29:1–14 Near Haran, two weeks later, he came to a well where the shepherds knew Laban and Rachel. Jacob tried to get the shepherds away so he could meet Rachel privately but could not get them to move before Rachel came with her flock. Jacob single-handedly moved the well-cover for her. After an emotional greeting, Rachel ran home and her father, Laban, Jacob's uncle, came out to welcome him.

29:15–30. At Laban's invitation, Jacob agreed to work seven years for his younger daughter Rachel, a great beauty, and Laban implied that he would give her to Jacob. So Jacob worked seven years and claimed his (veiled) bride. But when the groom looked at his bride’s face in the morning, he saw that he had been given the older sister, Leah, not a great beauty. It was a serious disappointment, but the wedding party was going on and Laban agreed to give Rachel to Jacob after another week of years was over. Jacob was cheated but worked seven more years for Rachel. Jacob left no doubt about his preference for Rachel, but he had two wives and took care of both of them.

29:31–30:24. God loved Leah perhaps more than Jacob did.
•Leah birthed four sons in a row:
     Reuben: "Look a son." "Now my husband will love me."
     Simeon: "Hearing." "The Lord hears that I am hated."
     Levi: "Attachment." "This time my husband will be joined to me."
     Judah: "Praised." "This time I will praise the Lord."

Rachel was jealous, but Jacob could not help her infertility. So she donated Bilhah, her maid, to Jacob as a concubine to get children by her.

•Bilhah birthed two sons:
     Dan: "Vindication; judged". "God has judged me...and given me a son".
     Naphtali: "Wrestling". Named by Rachel, wrestling for Jacob's attention.
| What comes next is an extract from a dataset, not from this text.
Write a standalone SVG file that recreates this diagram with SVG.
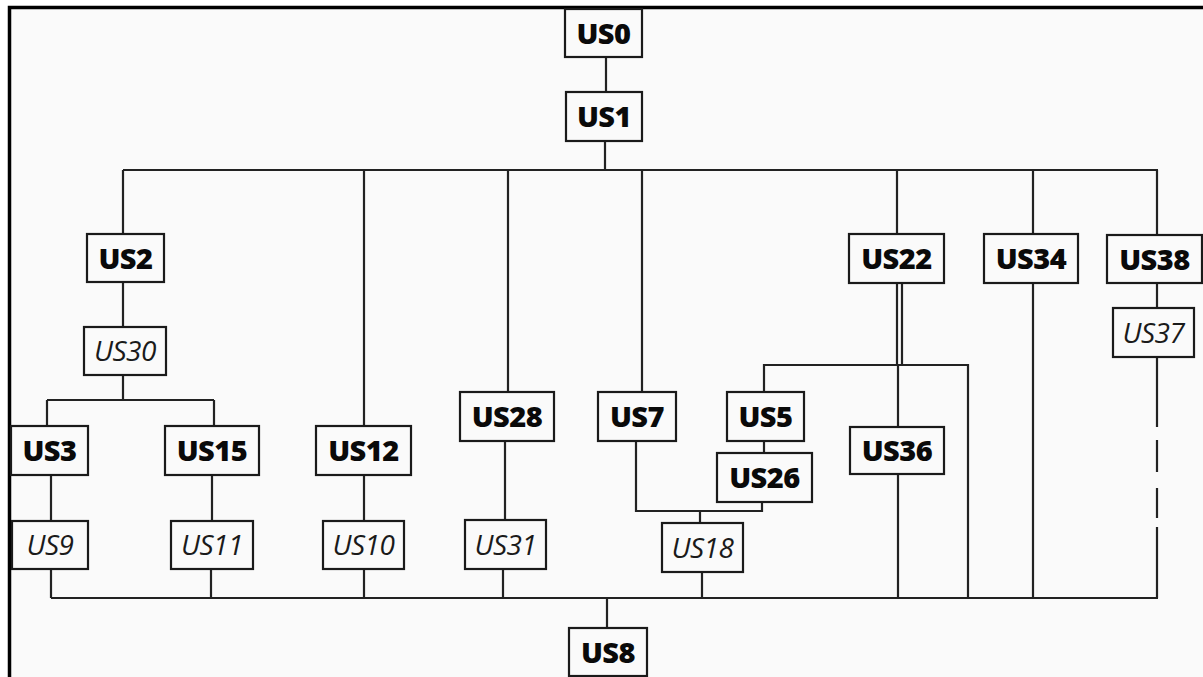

Leah had stopped bearing, but not to be outdone by her sister, she offered her maid, Zilpah, to Jacob as a concubine.
•Zilpah birthed two sons.
     Gad: "Fortune; good luck."
     Asher: "Happy". "The women will call me happy."

Rachel, in an angry exchange with Leah, traded Jacob to Leah for mandrakes (love-apples, an aphrodisiac or fertility aid, presumably for herself).
•Leah birthed two more sons and a daughter.
     Issachar: "Reward". "God has given me my hire because I gave my maid to my husband."
     Zebulun: "Dwelling" "Now my husband will dwell with me."
     Dinah: "Vindication", a feminine form of Dan.

Finally, God heeded Rachel's prayers and gave her a son.
•Rachel birthed one son, Joseph: "May He add". "May the Lord add to me one more son."
     Years later, she will have Benjamin. Gen.35:18

Comments:

There are several small lessons from this passage.
*God went after Jacob, the lonely cheater, with words of promise, comfort and assurance. Will God do any less for you and me?
"…for He has said 'I will never leave you or forsake you.'" (Heb.13:5).

But Jacob is a very special person, an important figure in God's economy and we are not. However, He has put His seal upon us and given us His Spirit in our hearts as a guarantee. We are better off than Jacob.
"In Him you also, who have heard the word of truth, the gospel of your salvation and have believed in him, were sealed with the promised Holy Spirit, which is the guarantee of our inheritance until we acquire possession of it, to the praise of His glory." (Eph.1:13)

*Jacob saw God and angels ascending and descending from Him. This vision is a vivid example of God's communication with people. Jesus promised that in His days disciples would see what Jacob saw.
Jesus said "Truly, truly, I say to you, you will see heaven opened and the angels of God ascending and descending upon the Son of Man." (Jn.1:51). Jesus fulfilled that vision: He is God's communication with us. [I think Jesus' promise to Nathaniel was visually fulfilled at His Ascension.]

*Leah was rejected by Jacob, but not by God. Jacob would not have married her if he had not been deceived. And God loved Leah and not only gave her six sons, but the ones who would be most highly honored throughout history: Levi from whom came Moses, the great Lawgiver, Aaron, the first High Priest, and all of the priestly intermediaries for Israel. And then Judah, the one from whom David the King and David's Greater Son, Jesus Christ, would come forth.

*The beginnings of this family were scandalous and full of moral ambiguity. Marrying two sisters would be later forbidden. (Lev.18:18). Plural marriage and concubinage was against God's original order of "one flesh". (Gen.2:24). God did not condemn this polygamous mess, but demonstrated by a case-study why the Law is right. God also answered the prayers of these four desperate women all  struggling for the recognition and affection of one man. And out of it come twelve tribes of Israel, and God's chosen people.

We should be encouraged to realize that God does not use perfect people [there aren't any] but those who honor Him. Our families may be messy too but God is at work in them also. Your offspring may be more important in God's economy than the pleasures of a happy marriage.